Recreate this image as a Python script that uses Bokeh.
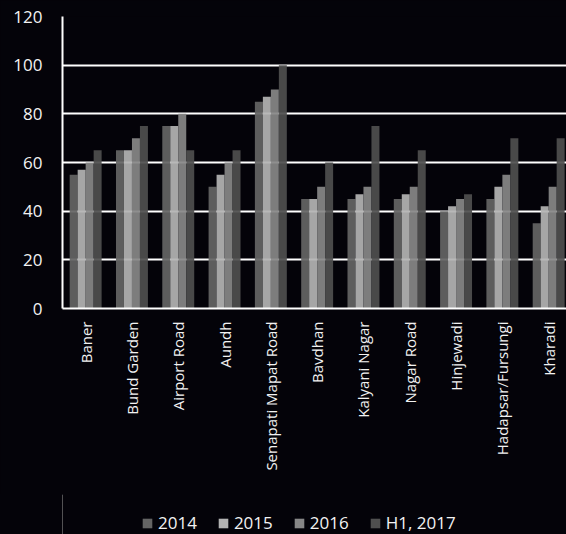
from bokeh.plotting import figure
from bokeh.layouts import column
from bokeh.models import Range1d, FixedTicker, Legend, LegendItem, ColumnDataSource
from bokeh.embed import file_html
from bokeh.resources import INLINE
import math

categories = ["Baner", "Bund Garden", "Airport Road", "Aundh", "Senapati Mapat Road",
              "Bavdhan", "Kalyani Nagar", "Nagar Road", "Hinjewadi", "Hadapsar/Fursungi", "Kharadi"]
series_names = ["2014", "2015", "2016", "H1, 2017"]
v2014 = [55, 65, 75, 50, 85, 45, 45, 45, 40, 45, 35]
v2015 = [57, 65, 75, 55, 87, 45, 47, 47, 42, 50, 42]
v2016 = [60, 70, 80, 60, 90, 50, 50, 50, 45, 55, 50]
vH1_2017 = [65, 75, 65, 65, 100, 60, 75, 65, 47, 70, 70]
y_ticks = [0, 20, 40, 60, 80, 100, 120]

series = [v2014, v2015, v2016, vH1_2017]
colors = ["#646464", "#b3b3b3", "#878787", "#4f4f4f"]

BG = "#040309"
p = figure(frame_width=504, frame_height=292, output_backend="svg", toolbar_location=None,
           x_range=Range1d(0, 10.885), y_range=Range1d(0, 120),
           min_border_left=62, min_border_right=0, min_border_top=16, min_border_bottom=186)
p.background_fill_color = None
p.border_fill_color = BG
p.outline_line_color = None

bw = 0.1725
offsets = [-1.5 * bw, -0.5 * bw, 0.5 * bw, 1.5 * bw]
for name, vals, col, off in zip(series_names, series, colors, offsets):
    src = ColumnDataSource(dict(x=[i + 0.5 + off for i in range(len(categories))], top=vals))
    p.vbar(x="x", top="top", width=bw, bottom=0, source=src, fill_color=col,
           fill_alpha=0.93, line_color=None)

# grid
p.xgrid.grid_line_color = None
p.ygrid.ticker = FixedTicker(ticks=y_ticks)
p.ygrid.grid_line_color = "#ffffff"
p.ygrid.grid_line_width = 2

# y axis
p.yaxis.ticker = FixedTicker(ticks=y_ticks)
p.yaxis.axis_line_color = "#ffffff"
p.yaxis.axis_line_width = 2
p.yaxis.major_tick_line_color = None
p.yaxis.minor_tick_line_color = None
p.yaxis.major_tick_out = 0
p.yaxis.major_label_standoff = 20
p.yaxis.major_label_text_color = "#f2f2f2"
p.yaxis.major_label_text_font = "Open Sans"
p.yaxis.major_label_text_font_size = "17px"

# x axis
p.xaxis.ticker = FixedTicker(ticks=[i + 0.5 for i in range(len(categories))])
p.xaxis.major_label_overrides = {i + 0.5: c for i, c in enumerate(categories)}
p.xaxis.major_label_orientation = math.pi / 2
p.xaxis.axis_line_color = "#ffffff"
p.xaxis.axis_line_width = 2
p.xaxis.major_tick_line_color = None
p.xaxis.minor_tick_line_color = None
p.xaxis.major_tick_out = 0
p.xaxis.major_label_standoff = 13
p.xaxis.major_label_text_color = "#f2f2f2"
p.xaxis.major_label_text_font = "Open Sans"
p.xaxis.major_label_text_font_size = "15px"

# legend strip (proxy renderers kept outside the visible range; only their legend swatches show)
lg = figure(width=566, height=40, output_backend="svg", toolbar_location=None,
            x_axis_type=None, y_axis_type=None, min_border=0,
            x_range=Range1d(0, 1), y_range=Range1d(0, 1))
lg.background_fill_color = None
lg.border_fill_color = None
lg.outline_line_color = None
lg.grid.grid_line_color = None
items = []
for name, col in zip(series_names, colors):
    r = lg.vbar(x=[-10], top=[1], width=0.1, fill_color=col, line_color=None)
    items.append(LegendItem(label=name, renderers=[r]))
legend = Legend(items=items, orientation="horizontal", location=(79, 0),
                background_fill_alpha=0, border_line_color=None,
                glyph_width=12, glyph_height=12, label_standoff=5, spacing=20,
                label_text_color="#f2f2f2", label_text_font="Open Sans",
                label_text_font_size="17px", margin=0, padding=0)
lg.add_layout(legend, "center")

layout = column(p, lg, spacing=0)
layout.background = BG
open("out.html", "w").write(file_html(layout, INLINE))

☆ ☆ ☆

■ **TASK**: Reproduce the whole listing word for word, setting aside any pictures.

■ **FULL ANSWER**:
Recreate this image as a Python script that uses Bokeh.
from bokeh.plotting import figure
from bokeh.layouts import column
from bokeh.models import Range1d, FixedTicker, Legend, LegendItem, ColumnDataSource
from bokeh.embed import file_html
from bokeh.resources import INLINE
import math

categories = ["Baner", "Bund Garden", "Airport Road", "Aundh", "Senapati Mapat Road",
              "Bavdhan", "Kalyani Nagar", "Nagar Road", "Hinjewadi", "Hadapsar/Fursungi", "Kharadi"]
series_names = ["2014", "2015", "2016", "H1, 2017"]
v2014 = [55, 65, 75, 50, 85, 45, 45, 45, 40, 45, 35]
v2015 = [57, 65, 75, 55, 87, 45, 47, 47, 42, 50, 42]
v2016 = [60, 70, 80, 60, 90, 50, 50, 50, 45, 55, 50]
vH1_2017 = [65, 75, 65, 65, 100, 60, 75, 65, 47, 70, 70]
y_ticks = [0, 20, 40, 60, 80, 100, 120]

series = [v2014, v2015, v2016, vH1_2017]
colors = ["#646464", "#b3b3b3", "#878787", "#4f4f4f"]

BG = "#040309"
p = figure(frame_width=504, frame_height=292, output_backend="svg", toolbar_location=None,
           x_range=Range1d(0, 10.885), y_range=Range1d(0, 120),
           min_border_left=62, min_border_right=0, min_border_top=16, min_border_bottom=186)
p.background_fill_color = None
p.border_fill_color = BG
p.outline_line_color = None

bw = 0.1725
offsets = [-1.5 * bw, -0.5 * bw, 0.5 * bw, 1.5 * bw]
for name, vals, col, off in zip(series_names, series, colors, offsets):
    src = ColumnDataSource(dict(x=[i + 0.5 + off for i in range(len(categories))], top=vals))
    p.vbar(x="x", top="top", width=bw, bottom=0, source=src, fill_color=col,
           fill_alpha=0.93, line_color=None)

# grid
p.xgrid.grid_line_color = None
p.ygrid.ticker = FixedTicker(ticks=y_ticks)
p.ygrid.grid_line_color = "#ffffff"
p.ygrid.grid_line_width = 2

# y axis
p.yaxis.ticker = FixedTicker(ticks=y_ticks)
p.yaxis.axis_line_color = "#ffffff"
p.yaxis.axis_line_width = 2
p.yaxis.major_tick_line_color = None
p.yaxis.minor_tick_line_color = None
p.yaxis.major_tick_out = 0
p.yaxis.major_label_standoff = 20
p.yaxis.major_label_text_color = "#f2f2f2"
p.yaxis.major_label_text_font = "Open Sans"
p.yaxis.major_label_text_font_size = "17px"

# x axis
p.xaxis.ticker = FixedTicker(ticks=[i + 0.5 for i in range(len(categories))])
p.xaxis.major_label_overrides = {i + 0.5: c for i, c in enumerate(categories)}
p.xaxis.major_label_orientation = math.pi / 2
p.xaxis.axis_line_color = "#ffffff"
p.xaxis.axis_line_width = 2
p.xaxis.major_tick_line_color = None
p.xaxis.minor_tick_line_color = None
p.xaxis.major_tick_out = 0
p.xaxis.major_label_standoff = 13
p.xaxis.major_label_text_color = "#f2f2f2"
p.xaxis.major_label_text_font = "Open Sans"
p.xaxis.major_label_text_font_size = "15px"

# legend strip (proxy renderers kept outside the visible range; only their legend swatches show)
lg = figure(width=566, height=40, output_backend="svg", toolbar_location=None,
            x_axis_type=None, y_axis_type=None, min_border=0,
            x_range=Range1d(0, 1), y_range=Range1d(0, 1))
lg.background_fill_color = None
lg.border_fill_color = None
lg.outline_line_color = None
lg.grid.grid_line_color = None
items = []
for name, col in zip(series_names, colors):
    r = lg.vbar(x=[-10], top=[1], width=0.1, fill_color=col, line_color=None)
    items.append(LegendItem(label=name, renderers=[r]))
legend = Legend(items=items, orientation="horizontal", location=(79, 0),
                background_fill_alpha=0, border_line_color=None,
                glyph_width=12, glyph_height=12, label_standoff=5, spacing=20,
                label_text_color="#f2f2f2", label_text_font="Open Sans",
                label_text_font_size="17px", margin=0, padding=0)
lg.add_layout(legend, "center")

layout = column(p, lg, spacing=0)
layout.background = BG
open("out.html", "w").write(file_html(layout, INLINE))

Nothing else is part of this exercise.